Copy all lines of the listing that include the string "LaTeX".
**** EXERCISE DATA
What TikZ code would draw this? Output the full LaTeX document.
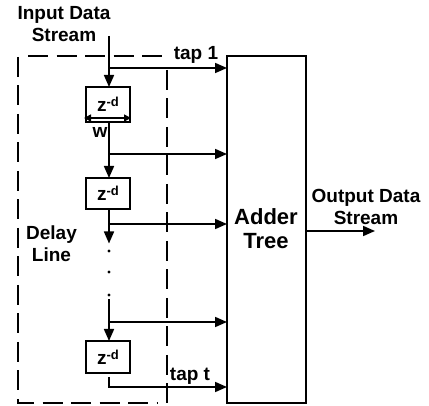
********
**** EXERCISE DATA
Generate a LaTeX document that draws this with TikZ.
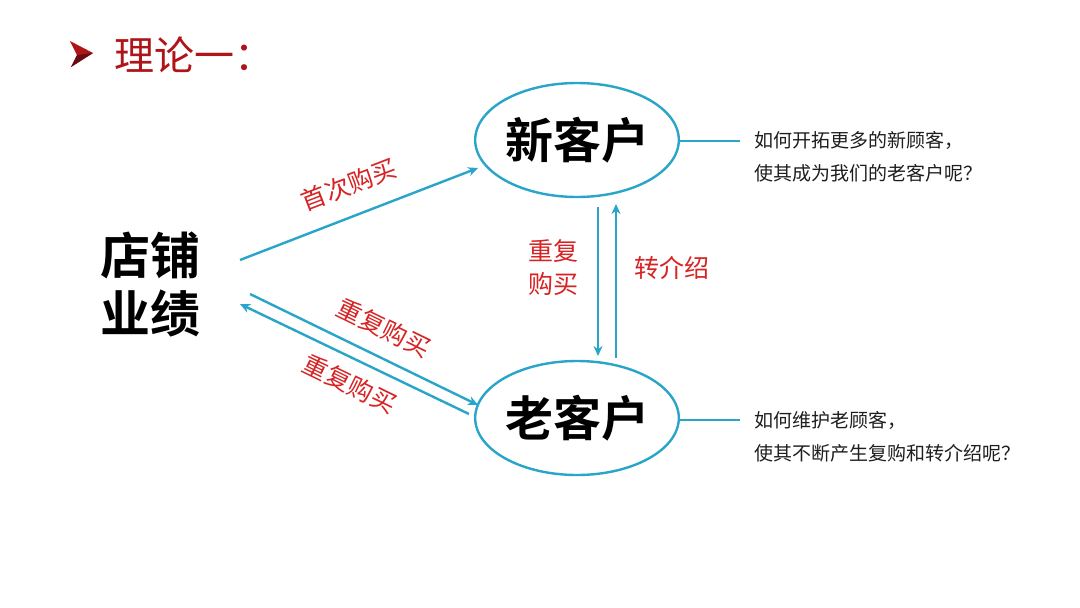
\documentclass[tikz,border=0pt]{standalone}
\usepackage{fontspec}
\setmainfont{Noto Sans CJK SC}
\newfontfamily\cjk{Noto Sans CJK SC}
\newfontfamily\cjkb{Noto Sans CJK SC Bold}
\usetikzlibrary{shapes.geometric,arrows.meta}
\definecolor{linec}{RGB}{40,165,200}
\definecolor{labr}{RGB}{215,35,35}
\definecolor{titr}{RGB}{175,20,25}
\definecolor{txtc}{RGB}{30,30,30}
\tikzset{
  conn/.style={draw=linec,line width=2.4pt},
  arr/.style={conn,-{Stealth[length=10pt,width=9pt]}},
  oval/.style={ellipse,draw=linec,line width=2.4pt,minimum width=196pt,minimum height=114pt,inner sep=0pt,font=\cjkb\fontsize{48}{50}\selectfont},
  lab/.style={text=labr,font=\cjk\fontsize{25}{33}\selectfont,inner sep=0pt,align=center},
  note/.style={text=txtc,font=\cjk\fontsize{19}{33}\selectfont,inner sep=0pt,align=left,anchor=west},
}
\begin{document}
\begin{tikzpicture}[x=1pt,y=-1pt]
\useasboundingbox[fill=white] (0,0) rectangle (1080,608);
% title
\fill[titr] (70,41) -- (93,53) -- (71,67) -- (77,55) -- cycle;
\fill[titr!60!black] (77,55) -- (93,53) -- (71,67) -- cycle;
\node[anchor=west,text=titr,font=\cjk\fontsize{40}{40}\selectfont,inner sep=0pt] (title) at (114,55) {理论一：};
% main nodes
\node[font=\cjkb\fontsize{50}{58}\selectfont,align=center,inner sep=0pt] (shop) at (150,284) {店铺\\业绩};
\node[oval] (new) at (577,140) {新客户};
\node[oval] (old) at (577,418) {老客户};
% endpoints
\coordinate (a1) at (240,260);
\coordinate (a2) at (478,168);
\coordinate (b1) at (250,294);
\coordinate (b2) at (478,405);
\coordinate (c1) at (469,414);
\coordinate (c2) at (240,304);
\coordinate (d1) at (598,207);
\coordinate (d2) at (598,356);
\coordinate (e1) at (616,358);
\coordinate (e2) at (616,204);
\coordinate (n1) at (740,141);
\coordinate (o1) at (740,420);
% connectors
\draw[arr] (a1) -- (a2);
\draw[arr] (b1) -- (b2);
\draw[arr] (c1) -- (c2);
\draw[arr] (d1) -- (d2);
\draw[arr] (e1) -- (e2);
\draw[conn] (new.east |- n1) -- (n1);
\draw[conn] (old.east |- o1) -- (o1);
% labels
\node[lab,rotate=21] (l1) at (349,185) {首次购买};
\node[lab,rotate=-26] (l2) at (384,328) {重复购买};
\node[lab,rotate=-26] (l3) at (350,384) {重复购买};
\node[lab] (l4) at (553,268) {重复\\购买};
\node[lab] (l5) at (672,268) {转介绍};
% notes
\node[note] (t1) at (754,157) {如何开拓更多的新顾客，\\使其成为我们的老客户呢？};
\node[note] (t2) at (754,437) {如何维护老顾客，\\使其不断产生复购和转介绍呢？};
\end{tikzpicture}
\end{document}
********
_COMPLETE OUTPUT_:
What TikZ code would draw this? Output the full LaTeX document.
Generate a LaTeX document that draws this with TikZ.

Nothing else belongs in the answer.